### Short task
Copy the data word for word, keeping every line.

========

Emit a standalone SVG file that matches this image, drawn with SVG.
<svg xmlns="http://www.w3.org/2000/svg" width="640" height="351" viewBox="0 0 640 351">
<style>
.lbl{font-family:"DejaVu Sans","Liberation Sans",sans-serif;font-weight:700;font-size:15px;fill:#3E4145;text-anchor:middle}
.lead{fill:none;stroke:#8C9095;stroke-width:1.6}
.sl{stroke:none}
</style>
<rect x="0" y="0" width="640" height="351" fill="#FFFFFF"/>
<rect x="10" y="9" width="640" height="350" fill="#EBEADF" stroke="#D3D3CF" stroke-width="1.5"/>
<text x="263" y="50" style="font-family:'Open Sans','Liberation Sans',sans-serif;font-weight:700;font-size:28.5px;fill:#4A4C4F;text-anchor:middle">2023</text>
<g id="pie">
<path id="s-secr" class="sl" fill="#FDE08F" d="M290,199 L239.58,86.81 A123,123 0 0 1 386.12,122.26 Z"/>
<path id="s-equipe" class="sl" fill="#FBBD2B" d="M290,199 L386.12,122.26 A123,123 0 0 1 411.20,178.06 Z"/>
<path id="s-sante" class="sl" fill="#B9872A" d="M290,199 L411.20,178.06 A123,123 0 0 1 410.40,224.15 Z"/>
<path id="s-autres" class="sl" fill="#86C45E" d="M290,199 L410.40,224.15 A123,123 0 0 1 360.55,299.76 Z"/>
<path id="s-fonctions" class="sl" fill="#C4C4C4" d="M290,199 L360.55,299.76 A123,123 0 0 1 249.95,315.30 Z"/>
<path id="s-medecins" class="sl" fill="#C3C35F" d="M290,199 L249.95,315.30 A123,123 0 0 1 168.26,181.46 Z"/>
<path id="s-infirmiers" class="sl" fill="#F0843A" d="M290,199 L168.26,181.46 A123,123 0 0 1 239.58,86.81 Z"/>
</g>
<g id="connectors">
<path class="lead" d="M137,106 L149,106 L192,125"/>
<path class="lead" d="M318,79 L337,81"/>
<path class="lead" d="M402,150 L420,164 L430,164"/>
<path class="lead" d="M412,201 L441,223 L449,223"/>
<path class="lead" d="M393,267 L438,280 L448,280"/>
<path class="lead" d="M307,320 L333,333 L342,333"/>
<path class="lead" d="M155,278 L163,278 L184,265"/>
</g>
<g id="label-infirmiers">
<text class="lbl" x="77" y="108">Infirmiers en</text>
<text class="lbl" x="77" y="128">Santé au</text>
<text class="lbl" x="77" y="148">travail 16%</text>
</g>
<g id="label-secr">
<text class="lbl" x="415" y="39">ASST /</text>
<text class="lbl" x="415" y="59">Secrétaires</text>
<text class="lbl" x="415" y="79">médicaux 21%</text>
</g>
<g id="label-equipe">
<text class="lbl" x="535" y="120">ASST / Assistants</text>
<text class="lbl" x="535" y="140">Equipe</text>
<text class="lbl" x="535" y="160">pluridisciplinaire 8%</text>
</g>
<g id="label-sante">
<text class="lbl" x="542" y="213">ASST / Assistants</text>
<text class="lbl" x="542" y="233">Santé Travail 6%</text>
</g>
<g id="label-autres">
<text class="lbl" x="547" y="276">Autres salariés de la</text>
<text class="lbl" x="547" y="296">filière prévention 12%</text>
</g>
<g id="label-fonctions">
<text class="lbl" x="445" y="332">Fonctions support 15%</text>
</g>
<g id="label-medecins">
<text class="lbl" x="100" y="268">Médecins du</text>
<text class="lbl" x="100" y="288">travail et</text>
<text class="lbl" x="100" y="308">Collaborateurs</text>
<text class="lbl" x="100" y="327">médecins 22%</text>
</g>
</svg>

========

### Solution for this exercise
Emit a standalone SVG file that matches this image, drawn with SVG.
<svg xmlns="http://www.w3.org/2000/svg" width="640" height="351" viewBox="0 0 640 351">
<style>
.lbl{font-family:"DejaVu Sans","Liberation Sans",sans-serif;font-weight:700;font-size:15px;fill:#3E4145;text-anchor:middle}
.lead{fill:none;stroke:#8C9095;stroke-width:1.6}
.sl{stroke:none}
</style>
<rect x="0" y="0" width="640" height="351" fill="#FFFFFF"/>
<rect x="10" y="9" width="640" height="350" fill="#EBEADF" stroke="#D3D3CF" stroke-width="1.5"/>
<text x="263" y="50" style="font-family:'Open Sans','Liberation Sans',sans-serif;font-weight:700;font-size:28.5px;fill:#4A4C4F;text-anchor:middle">2023</text>
<g id="pie">
<path id="s-secr" class="sl" fill="#FDE08F" d="M290,199 L239.58,86.81 A123,123 0 0 1 386.12,122.26 Z"/>
<path id="s-equipe" class="sl" fill="#FBBD2B" d="M290,199 L386.12,122.26 A123,123 0 0 1 411.20,178.06 Z"/>
<path id="s-sante" class="sl" fill="#B9872A" d="M290,199 L411.20,178.06 A123,123 0 0 1 410.40,224.15 Z"/>
<path id="s-autres" class="sl" fill="#86C45E" d="M290,199 L410.40,224.15 A123,123 0 0 1 360.55,299.76 Z"/>
<path id="s-fonctions" class="sl" fill="#C4C4C4" d="M290,199 L360.55,299.76 A123,123 0 0 1 249.95,315.30 Z"/>
<path id="s-medecins" class="sl" fill="#C3C35F" d="M290,199 L249.95,315.30 A123,123 0 0 1 168.26,181.46 Z"/>
<path id="s-infirmiers" class="sl" fill="#F0843A" d="M290,199 L168.26,181.46 A123,123 0 0 1 239.58,86.81 Z"/>
</g>
<g id="connectors">
<path class="lead" d="M137,106 L149,106 L192,125"/>
<path class="lead" d="M318,79 L337,81"/>
<path class="lead" d="M402,150 L420,164 L430,164"/>
<path class="lead" d="M412,201 L441,223 L449,223"/>
<path class="lead" d="M393,267 L438,280 L448,280"/>
<path class="lead" d="M307,320 L333,333 L342,333"/>
<path class="lead" d="M155,278 L163,278 L184,265"/>
</g>
<g id="label-infirmiers">
<text class="lbl" x="77" y="108">Infirmiers en</text>
<text class="lbl" x="77" y="128">Santé au</text>
<text class="lbl" x="77" y="148">travail 16%</text>
</g>
<g id="label-secr">
<text class="lbl" x="415" y="39">ASST /</text>
<text class="lbl" x="415" y="59">Secrétaires</text>
<text class="lbl" x="415" y="79">médicaux 21%</text>
</g>
<g id="label-equipe">
<text class="lbl" x="535" y="120">ASST / Assistants</text>
<text class="lbl" x="535" y="140">Equipe</text>
<text class="lbl" x="535" y="160">pluridisciplinaire 8%</text>
</g>
<g id="label-sante">
<text class="lbl" x="542" y="213">ASST / Assistants</text>
<text class="lbl" x="542" y="233">Santé Travail 6%</text>
</g>
<g id="label-autres">
<text class="lbl" x="547" y="276">Autres salariés de la</text>
<text class="lbl" x="547" y="296">filière prévention 12%</text>
</g>
<g id="label-fonctions">
<text class="lbl" x="445" y="332">Fonctions support 15%</text>
</g>
<g id="label-medecins">
<text class="lbl" x="100" y="268">Médecins du</text>
<text class="lbl" x="100" y="288">travail et</text>
<text class="lbl" x="100" y="308">Collaborateurs</text>
<text class="lbl" x="100" y="327">médecins 22%</text>
</g>
</svg>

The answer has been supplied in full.